At Tuesday’s meeting, Collier and Moore presented selectmen with a refined concept design that blended plans from the four concepts shown in October, and included new features based on input from each town department.
The refined concept design, which is not set in stone, features two meeting rooms on the basement level, accessed from the library parking lot; town clerk, tax collector, treasurer, accounting, assessors, and town administration offices on the main level accessed from School Street; and a building inspector, building commissioner, board of health, planning board, and other permitting on the upper level.
The town has been working with Icon to develop a plan to renovate the current town hall after a lengthy and failed bid process to build a completely new town hall. In 2017, town voters approved $9.8 million for a new town hall, but the following year, two separate bids for the project came in over budget, the last being as high as $11.1 million. A vote to approve an additional $1.3 million was shot down by voters at a special election in November.
Town offices have been located at the former Oak Bluffs elementary school since 2000.
Icon suggested bringing on a construction manager at risk (CMAR), a method that entails a construction manager who would be brought on during the design phases, to deliver a project within a guaranteed maximum price (GMP) based on specifications at the time of the GMP, plus any reasonably inferred items or tasks.
Town administrator Robert Whritenour said the town has not gone through a CMAR process before, but is open to alternatives. “We’ve done the filed sub bid process over and over and over again, with the same results that it always seems that our bids come in from the contractors higher than we estimated them,” Whritenour said. “We know we have a problem, and for that reason I think everyone is willing to listen to an alternative that might bring us together.”
Selectman Gail Barmakian said the town had a team of people overseeing the itemization and pricing of materials who failed to forecast an actual price for a new town hall.

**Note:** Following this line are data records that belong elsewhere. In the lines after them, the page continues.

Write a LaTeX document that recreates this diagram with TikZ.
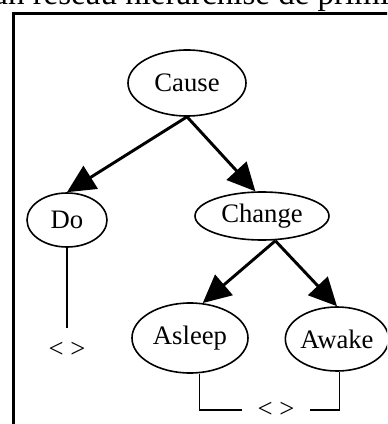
\documentclass[tikz,border=0pt]{standalone}
\usepackage{fontspec}
\setmainfont{Liberation Serif}
\usetikzlibrary{shapes.geometric,arrows.meta}

\tikzset{every picture/.style={line width=0.75pt}}
\tikzset{
	prim/.style={draw, ellipse, line width=1.2pt, inner sep=0pt, font=\fontsize{20}{24}\selectfont},
	nullnode/.style={inner sep=0pt, font=\fontsize{20}{24}\selectfont},
	tree/.style={line width=2.2pt, -{Triangle[length=21pt,width=20pt]}},
	nullline/.style={line width=1.2pt}
}

\begin{document}
\begin{tikzpicture}[x=0.75pt,y=0.75pt,yscale=-1,xscale=1]
	\useasboundingbox (0,0) rectangle (387,424);
	\clip (0,0) rectangle (387,424);

	% Text Node (cut off at the top)
	\node [anchor=base west, inner sep=0pt, font=\fontsize{24.75}{28}\selectfont] (title) at (-9,5) {un réseau hiérarchisé de primitives};
	%Shape: Rectangle (frame)
	\draw [line width=2.25pt] (13.5,14) rectangle (420,460);

	% Ellipse Nodes
	\node [prim, minimum width=88.5pt, minimum height=49.5pt] (cause) at (187,83) {Cause};
	\node [prim, minimum width=60pt, minimum height=40.5pt] (do) at (67,220) {Do};
	\node [prim, minimum width=100.5pt, minimum height=36pt] (change) at (262,216) {Change};
	\node [prim, minimum width=87pt, minimum height=52.5pt] (asleep) at (190,338) {Asleep};
	\node [prim, minimum width=73.5pt, minimum height=48pt] (awake) at (337,339) {Awake};

	% Text Node
	\node [nullnode, minimum height=33pt] (donull) at (67,350) {< >};
	% Text Node
	\node [nullnode, minimum width=50pt] (pairnull) at (276,410) {< >};

	% Connection
	\draw [tree] (cause.south) -- (do.north);
	\draw [tree] (cause.south) -- (change.105);
	\draw [tree] ([xshift=10pt]change.south) -- (asleep.70);
	\draw [tree] ([xshift=10pt]change.south) -- (awake.north);
	% Connection
	\draw [nullline] (do.south) -- (donull.north);
	\draw [nullline] ([xshift=7pt]asleep.south) |- (pairnull.west);
	\draw [nullline] ([xshift=2pt]awake.south) |- (pairnull.east);

\end{tikzpicture}
\end{document}
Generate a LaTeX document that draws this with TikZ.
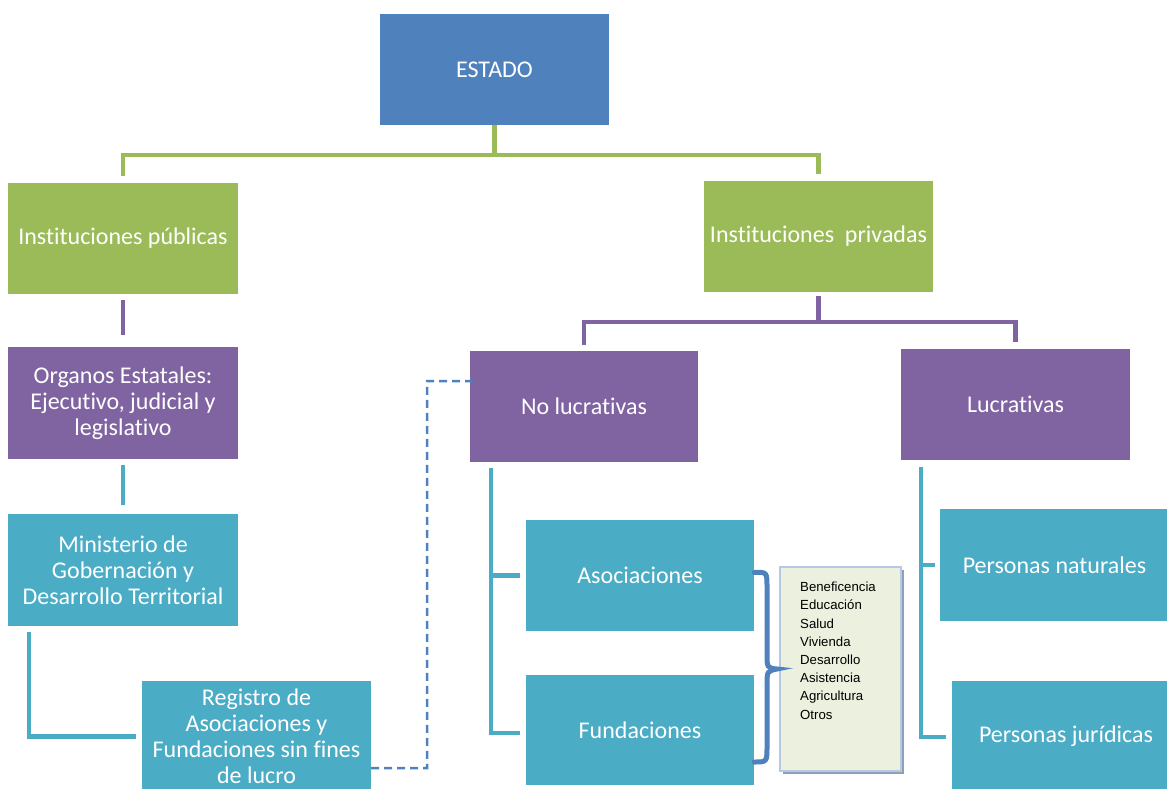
\documentclass[tikz,border=0pt]{standalone}
\usepackage{fontspec}
\setmainfont{Carlito}[Ligatures=NoCommon]
\newfontfamily\listfont{Liberation Sans}
\usetikzlibrary{calc}
\definecolor{cblue}{HTML}{4F81BD}
\definecolor{cgreen}{HTML}{9BBB59}
\definecolor{cpurple}{HTML}{8064A2}
\definecolor{cteal}{HTML}{4BACC6}
\definecolor{clistbg}{HTML}{EBF1DE}
\definecolor{clistborder}{HTML}{B7C9E2}
\definecolor{cshadow}{HTML}{8FA0B6}
\begin{document}
\begin{tikzpicture}[x=1pt,y=-1pt,
  box/.style={rectangle, inner sep=0pt, text=white, align=center,
    font=\fontsize{24}{26}\selectfont},
  gconn/.style={draw=cgreen, line width=4.5pt},
  pconn/.style={draw=cpurple, line width=4.5pt},
  tconn/.style={draw=cteal, line width=4.5pt},
  bconn/.style={draw=cblue, line width=2.5pt, dash pattern=on 8pt off 5pt},
  bracestyle/.style={draw=cblue, line width=5pt, line cap=round},
  listbox/.style={rectangle, inner sep=0pt, fill=clistbg, draw=clistborder, line width=2pt,
    anchor=north west},
  listtext/.style={anchor=north west, inner sep=0pt, align=left,
    font=\listfont\fontsize{13.2}{18.2}\selectfont, text=black}
]
\useasboundingbox (0,0) rectangle (1167,788);
% nodes
\node[box, fill=cblue, minimum width=229pt, minimum height=111pt] (estado) at (494.5,69.5) {ESTADO};
\node[box, fill=cgreen, minimum width=230pt, minimum height=111pt] (pub) at (123,238.5) {Instituciones públicas};
\node[box, fill=cgreen, minimum width=229pt, minimum height=111pt] (priv) at (818.5,236.5) {Instituciones\ \ privadas};
\node[box, fill=cpurple, minimum width=230pt, minimum height=112pt] (org) at (123,403) {Organos Estatales:\\Ejecutivo, judicial y\\legislativo};
\node[box, fill=cpurple, minimum width=228pt, minimum height=111pt] (nolucr) at (584,406.5) {No lucrativas};
\node[box, fill=cpurple, minimum width=229pt, minimum height=111pt] (lucr) at (1015.5,404.5) {Lucrativas};
\node[box, fill=cteal, minimum width=230pt, minimum height=112pt] (min) at (123,570) {Ministerio de\\Gobernación y\\Desarrollo Territorial};
\node[box, fill=cteal, minimum width=229pt, minimum height=111pt] (reg) at (256.5,736.5) {Registro de\\Asociaciones y\\Fundaciones sin fines\\de lucro};
\node[box, fill=cteal, minimum width=228pt, minimum height=111pt] (asoc) at (640,575.5) {Asociaciones};
\node[box, fill=cteal, minimum width=228pt, minimum height=110pt] (fund) at (640,730) {Fundaciones};
\node[box, fill=cteal, minimum width=229pt, minimum height=112pt] (pnat) at (1054.5,565) {Personas naturales};
\node[box, fill=cteal, minimum width=228pt, minimum height=111pt] (pjur) at (1066,736.5) {Personas jurídicas};
% list box with shadow
\fill[cshadow] (783,570) rectangle (904,774);
\node[listbox, minimum width=121pt, minimum height=204pt] (lst) at (779,566) {};
\node[listtext] (lsttext) at (800,582)
  {Beneficencia\\Educación\\Salud\\Vivienda\\Desarrollo\\Asistencia\\Agricultura\\Otros};
% green connectors
\draw[gconn] (estado.south) -- (estado.south |- 0,155) -| ($(pub.north)+(0,-7)$);
\draw[gconn] (estado.south |- 0,155) -| ($(priv.north)+(0,-7)$);
% purple connectors
\draw[pconn] ($(pub.south)+(0,6)$) -- ($(org.north)+(0,-12)$);
\draw[pconn] ($(priv.south)+(0,4)$) -- (priv.south |- 0,322) -| ($(nolucr.north)+(0,-6)$);
\draw[pconn] (priv.south |- 0,322) -| ($(lucr.north)+(0,-7)$);
% teal connectors
\draw[tconn] ($(org.south)+(0,6)$) -- ($(min.north)+(0,-9)$);
\draw[tconn] ($(min.south -| 29,0)+(0,6)$) |- ($(reg.west)+(-6,0)$);
\coordinate (nlx) at ($(nolucr.south -| 491,0)+(0,6)$);
\draw[tconn] (nlx) |- ($(fund.west)+(-6,3)$);
\draw[tconn] (nlx |- asoc.west) -- ($(asoc.west)+(-6,0)$);
\coordinate (lx) at ($(lucr.south -| 921,0)+(0,7)$);
\draw[tconn] (lx) |- ($(pjur.west)+(-6,0.5)$);
\draw[tconn] (lx |- pnat.west) -- ($(pnat.west)+(-5,0)$);
% dashed connector
\draw[bconn] ($(reg.south east)+(0,-24)$) -- (427,768) -- (427,381) -- ($(nolucr.west |- 0,381)+(8,0)$);
% brace
\draw[bracestyle] ($(asoc.east)+(0,-3)$) .. controls (767,572) .. (767,588) -- (767,652)
  .. controls (767,668) .. (777,669) .. controls (767,671) .. (767,686) -- (767,746)
  .. controls (767,762) .. ($(fund.east)+(0,32)$);
\end{tikzpicture}
\end{document}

She asked how Icon’s alternative would be different.
The CMAR process has Icon work with an independent cost estimator, and a construction manager would sign a contract with the town to develop a cost estimate.
“They would be signing on under contract to the town with a guaranteed maximum price,” Collier said, adding that the majority of Icon’s projects are done with the CMAR.

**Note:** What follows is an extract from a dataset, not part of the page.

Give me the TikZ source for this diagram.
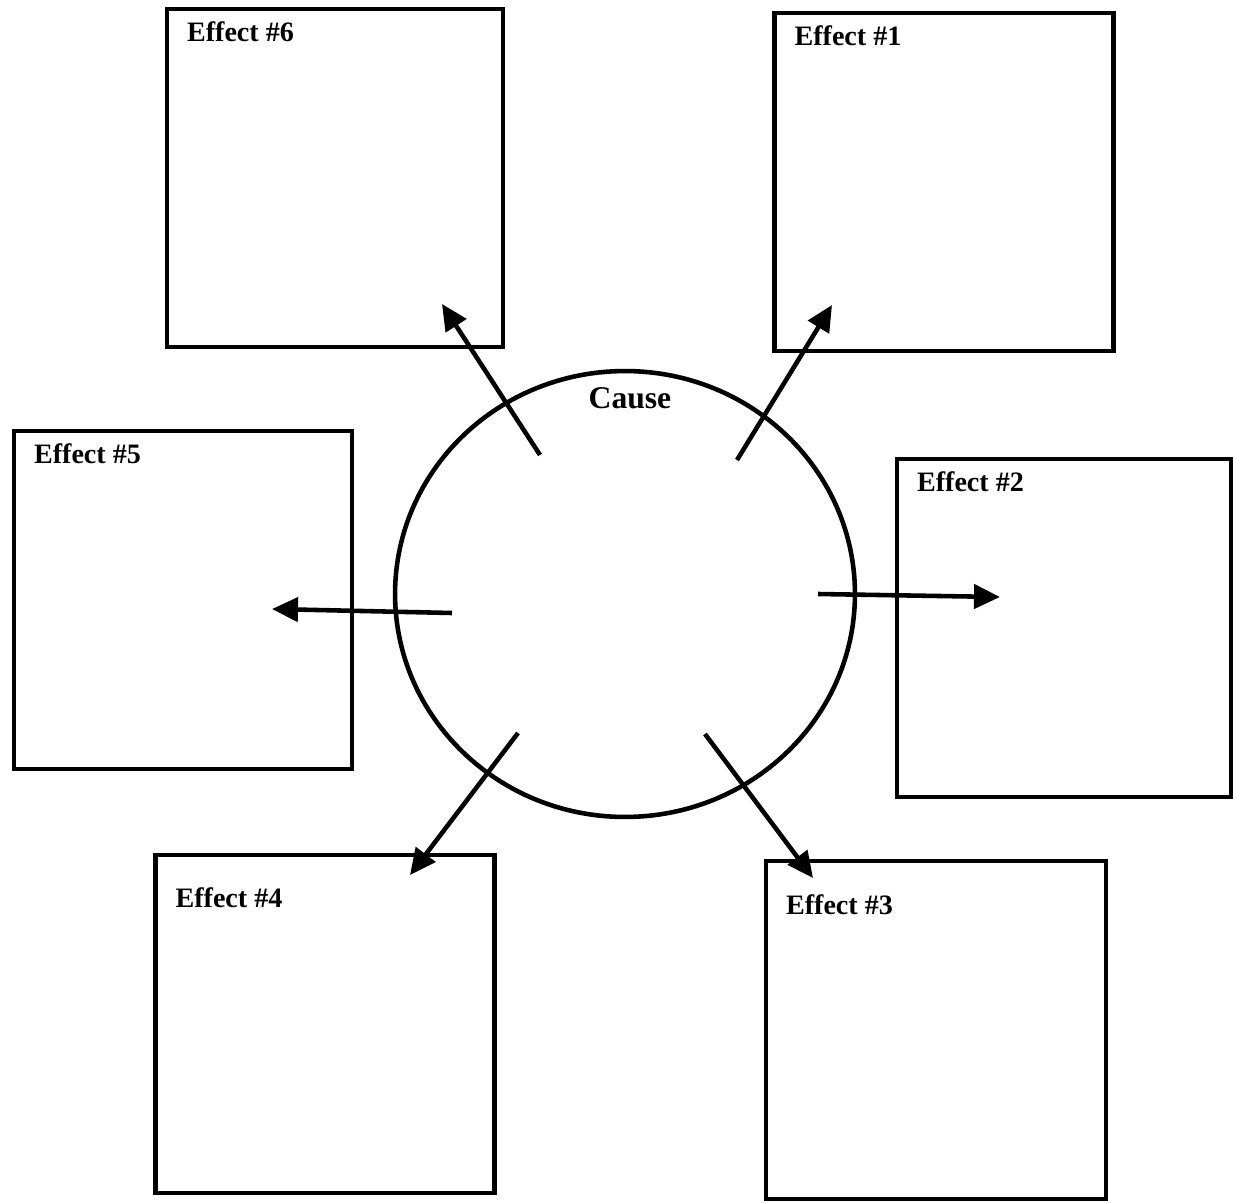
\documentclass[tikz,border=0pt]{standalone}
\usepackage{fontspec}
\setmainfont{Liberation Serif}
\usetikzlibrary{arrows.meta,positioning,shapes.geometric}

\begin{document}
\begin{tikzpicture}[x=0.02cm, y=-0.02cm, line width=2.6pt,
  effectbox/.style={draw, rectangle, minimum height=6.76cm, inner sep=0pt},
  tag/.style={anchor=base west, inner sep=0pt, font=\fontsize{16}{19}\selectfont\bfseries},
  causearrow/.style={-{Triangle[length=0.52cm,width=0.48cm]}}]
  \useasboundingbox (0,0) rectangle (1234,1203);

  % the cause in the middle
  \node[draw, ellipse, minimum width=9.2cm, minimum height=8.92cm, inner sep=0pt] (cause) at (625,594) {};
  \node[anchor=base, inner sep=0pt, font=\fontsize{18}{21}\selectfont\bfseries] (causetag) at (630,408) {Cause};

  % effect boxes
  \foreach \n/\x/\y/\w/\dy in {%
    6/335/178/6.72cm/35,%
    1/944/182/6.78cm/35,%
    5/183/600/6.76cm/35,%
    2/1064/628/6.68cm/35,%
    4/325/1024/6.78cm/55,%
    3/936/1030/6.80cm/56%
  }{
    \node[effectbox, minimum width=\w] (e\n) at (\x,\y) {};
    \node[tag] (t\n) at ([shift={(20,\dy)}]e\n.north west) {Effect \#\n};
  }

  % arrows out of the cause
  \foreach \n/\sx/\sy/\tx/\ty in {%
    1/737/460/832/305,%
    2/818/594/1000/597,%
    3/705/734/813/878,%
    4/518/733/410/875,%
    5/452/613/272/609,%
    6/540/455/442/304%
  }{
    \coordinate (s\n) at (\sx,\sy);
    \coordinate (a\n) at (\tx,\ty);
    \draw[causearrow] (s\n) -- (a\n);
  }
\end{tikzpicture}
\end{document}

The sealed bid process would be the same because it is a public project, but the difference is the construction manager owns the filed sub bid, as opposed to the filed sub bid going out and a general contractor being brought on board and inheriting the final sub bid. The CMAR is allowed under Massachusetts law Chapter 149A.
Instead of going into town meeting with a conceptual number based on cost estimates, the town would be going into town meeting with a contractual agreement on a guaranteed maximum price.

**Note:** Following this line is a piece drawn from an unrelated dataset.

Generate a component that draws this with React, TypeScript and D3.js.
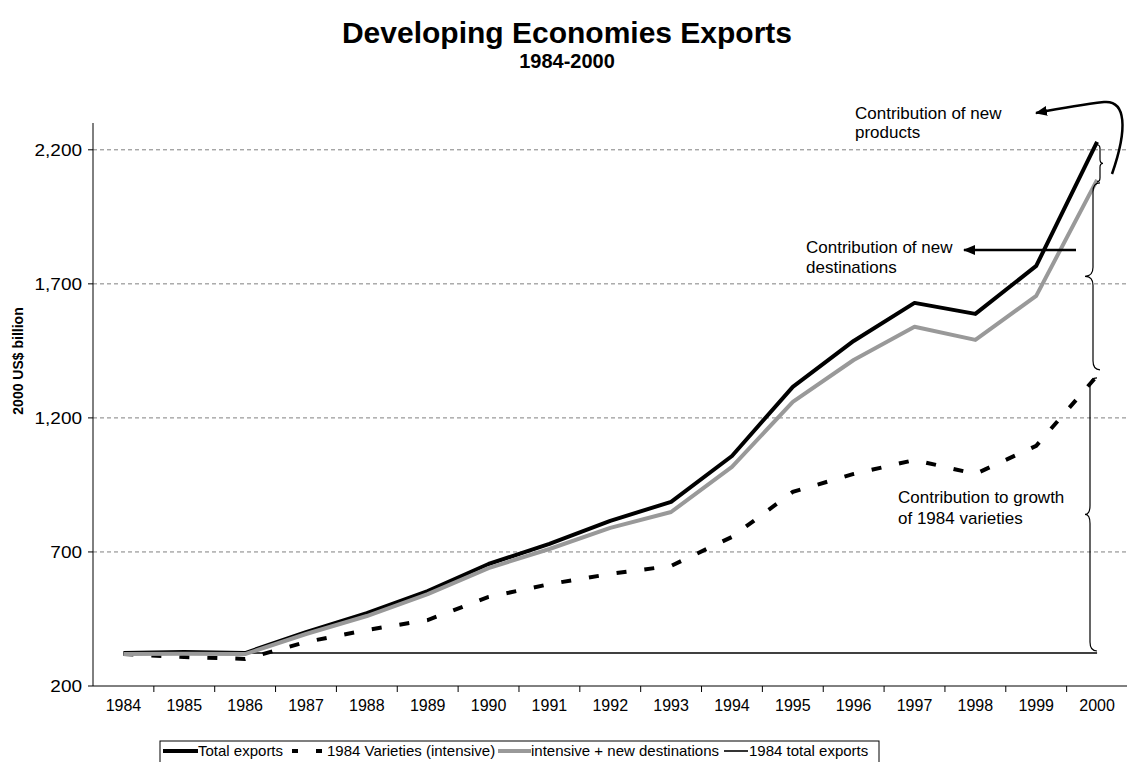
import * as d3 from 'd3';

// values (2000 US$ billion)
const years = ['1984', '1985', '1986', '1987', '1988', '1989', '1990', '1991', '1992',
  '1993', '1994', '1995', '1996', '1997', '1998', '1999', '2000'];
const totalExports = [323, 327, 323, 401, 472, 554, 655, 730, 816, 887, 1058, 1316, 1487, 1629, 1588, 1767, 2230];
const varieties1984 = [319, 308, 301, 364, 409, 446, 532, 580, 618, 648, 756, 924, 991, 1043, 991, 1096, 1357];
const newDestinations = [319, 320, 319, 394, 461, 543, 640, 711, 790, 849, 1017, 1260, 1416, 1540, 1491, 1655, 2088];
const yTicks = [200, 700, 1200, 1700, 2200];
const gridTicks = [700, 1200, 1700, 2200];

const W = 1127;
const H = 762;
const FONT = '"Liberation Sans", Arial, sans-serif';

// curly brace: tips at xt, spine at xs, point at xp
function brace(xt: number, xs: number, xp: number, y1: number, y2: number, r: number) {
  const ym = (y1 + y2) / 2;
  return `M${xt},${y1} Q${xs},${y1} ${xs},${y1 + r} L${xs},${ym - r} Q${xs},${ym} ${xp},${ym}` +
    ` Q${xs},${ym} ${xs},${ym + r} L${xs},${y2 - r} Q${xs},${y2} ${xt},${y2}`;
}

const App = () => {
  const x = d3.scaleBand().domain(years).range([93, 1127.5]).padding(0);
  const y = d3.scaleLinear().domain([200, 2300]).range([686, 123]);
  const cx = (yr: string) => (x(yr) as number) + x.bandwidth() / 2;

  const line = d3.line<number>()
    .x((_, i) => cx(years[i]))
    .y(d => y(d));

  const last = years.length - 1;
  const base = totalExports[0];
  const yTot = y(totalExports[last]);
  const yDest = y(newDestinations[last]);
  const yVar = y(varieties1984[last]);
  const yBase = y(base);

  return (
    <svg width={W} height={H} style={{ position: 'absolute', left: 0, top: 0, background: '#fff' }}
      fontFamily={FONT}>
      <defs>
        <marker id="arr" viewBox="0 0 12 10" refX="11" refY="5" markerWidth="12" markerHeight="10"
          markerUnits="userSpaceOnUse" orient="auto">
          <path d="M0,0 L12,5 L0,10 Z" fill="#000" />
        </marker>
      </defs>

      <text x={567} y={43} textAnchor="middle" fontSize={30} fontWeight="bold">Developing Economies Exports</text>
      <text x={567} y={68} textAnchor="middle" fontSize={20} fontWeight="bold">1984-2000</text>

      {/* grid */}
      {gridTicks.map(t => (
        <line key={t} x1={93} x2={W} y1={y(t)} y2={y(t)} stroke="#808080" strokeWidth={1} strokeDasharray="4,3" />
      ))}

      {/* y axis */}
      <line x1={93} x2={93} y1={123} y2={686} stroke="#000" />
      {yTicks.map(t => (
        <g key={t}>
          <line x1={88} x2={93} y1={y(t)} y2={y(t)} stroke="#000" />
          <text transform={`translate(82,${y(t) + 6}) scale(1.15,1)`} textAnchor="end" fontSize={16.5}>
            {d3.format(',')(t)}
          </text>
        </g>
      ))}
      <text transform="translate(23,361) rotate(-90)" textAnchor="middle" fontSize={14} fontWeight="bold">2000 US$ billion</text>

      {/* x axis */}
      <line x1={93} x2={W} y1={686} y2={686} stroke="#000" />
      {years.map(yr => (
        <g key={yr}>
          <line x1={(x(yr) as number) + x.bandwidth()} x2={(x(yr) as number) + x.bandwidth()} y1={686} y2={692} stroke="#000" />
          <text x={cx(yr)} y={711} textAnchor="middle" fontSize={16}>{yr}</text>
        </g>
      ))}

      {/* 1984 total exports */}
      <line x1={cx(years[0])} x2={cx(years[last])} y1={yBase} y2={yBase} stroke="#000" strokeWidth={1.6} />

      {/* series */}
      <path d={line(totalExports) || ''} fill="none" stroke="#000" strokeWidth={4} strokeLinejoin="round" />
      <path d={line(varieties1984) || ''} fill="none" stroke="#000" strokeWidth={4} strokeDasharray="10,18" />
      <path d={line(newDestinations) || ''} fill="none" stroke="#999" strokeWidth={4} strokeLinejoin="round" />

      {/* braces */}
      <path d={brace(1097, 1100, 1103, yTot + 3, yDest + 2, 4)} fill="none" stroke="#000" strokeWidth={1.2} />
      <path d={brace(1100, 1093, 1085, yDest + 3, yVar - 6, 9)} fill="none" stroke="#000" strokeWidth={1.2} />
      <path d={brace(1097, 1090, 1085, yVar + 2, yBase - 2, 9)} fill="none" stroke="#000" strokeWidth={1.2} />

      {/* annotations */}
      <path d="M1112,174 C1128,128 1126,100 1104,102 Q1078,105 1036,113" fill="none" stroke="#000"
        strokeWidth={2.5} markerEnd="url(#arr)" />
      <text fontSize={17}>
        <tspan x={855} y={119}>Contribution of new</tspan>
        <tspan x={855} y={138}>products</tspan>
      </text>

      <line x1={1076} x2={964} y1={250} y2={250} stroke="#000" strokeWidth={2.5} markerEnd="url(#arr)" />
      <text fontSize={17}>
        <tspan x={806} y={253}>Contribution of new</tspan>
        <tspan x={806} y={273}>destinations</tspan>
      </text>

      <text fontSize={17}>
        <tspan x={898} y={503}>Contribution to growth</tspan>
        <tspan x={898} y={524}>of 1984 varieties</tspan>
      </text>

      {/* legend */}
      <rect x={160} y={741} width={719} height={40} fill="#fff" stroke="#000" strokeWidth={1} />
      <line x1={163} x2={198} y1={751} y2={751} stroke="#000" strokeWidth={4} />
      <text x={198} y={756} fontSize={15}>Total exports</text>
      <line x1={292} x2={322} y1={751} y2={751} stroke="#000" strokeWidth={4} strokeDasharray="6,18" />
      <text x={327} y={756} fontSize={15}>1984 Varieties (intensive)</text>
      <line x1={498} x2={531} y1={751} y2={751} stroke="#999" strokeWidth={4} />
      <text x={531} y={756} fontSize={15}>intensive + new destinations</text>
      <line x1={724} x2={748} y1={751} y2={751} stroke="#000" strokeWidth={1.6} />
      <text x={749} y={756} fontSize={15}>1984 total exports</text>
    </svg>
  );
};

export default App;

Selectmen will also send out a bid for an OPM. Daedalus Projects was the OPM during the failed town hall process. While selectmen agreed Daedalus had the ability to finish a project, they felt opening up the new project to other managers would be advantageous.
While Icon worked with a cost in mind, there is no current cost estimate for the refined design. Icon expects to have a number in late January.
The town is also nearing the final months of an 18-month lease on a set of temporary trailers across the street. The trailers were meant to house town employees while a new town hall was built, but the trailers have gone largely unused, and were broken into in June. The trailers are leased at $8,200 a month for 18 months. Once the lease runs out, the town has the option to rent the trailers on a month-to-month basis, leaving the possibility for them to be kept during the renovations.
Selectmen were pleased with the work Icon had done, and wanted them to continue.
“It’s one of the most sensible I’ve seen so far,” Barmakian said of the design.
Selectmen Brian Packish said there needs to be more public outreach as the project moves along.
The next steps will be for Icon to have an engineer document the building’s conditions, meet with departments again to further flesh out floor layouts, and begin looking at a design for the outside of the building.
“We are very much designing this from the inside out,” Collier said.